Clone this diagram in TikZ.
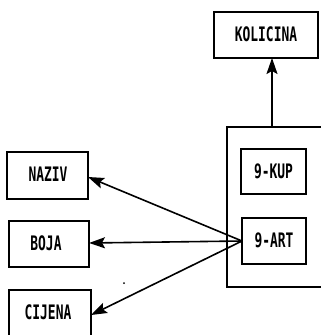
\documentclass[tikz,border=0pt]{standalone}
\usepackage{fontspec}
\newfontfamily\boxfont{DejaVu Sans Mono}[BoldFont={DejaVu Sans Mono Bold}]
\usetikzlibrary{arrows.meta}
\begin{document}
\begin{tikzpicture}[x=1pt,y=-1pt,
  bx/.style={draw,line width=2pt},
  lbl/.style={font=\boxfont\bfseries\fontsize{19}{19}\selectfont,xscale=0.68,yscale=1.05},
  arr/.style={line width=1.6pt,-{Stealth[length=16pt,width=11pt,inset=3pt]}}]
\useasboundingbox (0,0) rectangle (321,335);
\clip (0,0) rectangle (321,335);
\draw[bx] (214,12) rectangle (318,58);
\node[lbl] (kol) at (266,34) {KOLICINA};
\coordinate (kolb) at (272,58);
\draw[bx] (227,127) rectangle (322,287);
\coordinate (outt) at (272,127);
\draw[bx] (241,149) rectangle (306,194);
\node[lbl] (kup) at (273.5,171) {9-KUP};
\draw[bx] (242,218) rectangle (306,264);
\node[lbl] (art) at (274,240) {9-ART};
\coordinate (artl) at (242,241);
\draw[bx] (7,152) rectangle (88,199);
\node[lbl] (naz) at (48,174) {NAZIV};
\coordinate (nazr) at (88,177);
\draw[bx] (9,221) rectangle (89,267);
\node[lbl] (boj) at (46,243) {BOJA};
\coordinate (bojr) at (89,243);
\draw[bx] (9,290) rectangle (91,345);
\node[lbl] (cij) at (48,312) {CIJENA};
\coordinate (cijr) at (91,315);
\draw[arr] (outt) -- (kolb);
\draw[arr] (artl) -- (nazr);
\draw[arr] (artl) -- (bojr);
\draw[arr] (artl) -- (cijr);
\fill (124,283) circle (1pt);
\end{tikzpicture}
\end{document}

» Task directions: Repeat the data in full and exactly. Omit pictures.

» Task output:
Clone this diagram in TikZ.
\documentclass[tikz,border=0pt]{standalone}
\usepackage{fontspec}
\newfontfamily\boxfont{DejaVu Sans Mono}[BoldFont={DejaVu Sans Mono Bold}]
\usetikzlibrary{arrows.meta}
\begin{document}
\begin{tikzpicture}[x=1pt,y=-1pt,
  bx/.style={draw,line width=2pt},
  lbl/.style={font=\boxfont\bfseries\fontsize{19}{19}\selectfont,xscale=0.68,yscale=1.05},
  arr/.style={line width=1.6pt,-{Stealth[length=16pt,width=11pt,inset=3pt]}}]
\useasboundingbox (0,0) rectangle (321,335);
\clip (0,0) rectangle (321,335);
\draw[bx] (214,12) rectangle (318,58);
\node[lbl] (kol) at (266,34) {KOLICINA};
\coordinate (kolb) at (272,58);
\draw[bx] (227,127) rectangle (322,287);
\coordinate (outt) at (272,127);
\draw[bx] (241,149) rectangle (306,194);
\node[lbl] (kup) at (273.5,171) {9-KUP};
\draw[bx] (242,218) rectangle (306,264);
\node[lbl] (art) at (274,240) {9-ART};
\coordinate (artl) at (242,241);
\draw[bx] (7,152) rectangle (88,199);
\node[lbl] (naz) at (48,174) {NAZIV};
\coordinate (nazr) at (88,177);
\draw[bx] (9,221) rectangle (89,267);
\node[lbl] (boj) at (46,243) {BOJA};
\coordinate (bojr) at (89,243);
\draw[bx] (9,290) rectangle (91,345);
\node[lbl] (cij) at (48,312) {CIJENA};
\coordinate (cijr) at (91,315);
\draw[arr] (outt) -- (kolb);
\draw[arr] (artl) -- (nazr);
\draw[arr] (artl) -- (bojr);
\draw[arr] (artl) -- (cijr);
\fill (124,283) circle (1pt);
\end{tikzpicture}
\end{document}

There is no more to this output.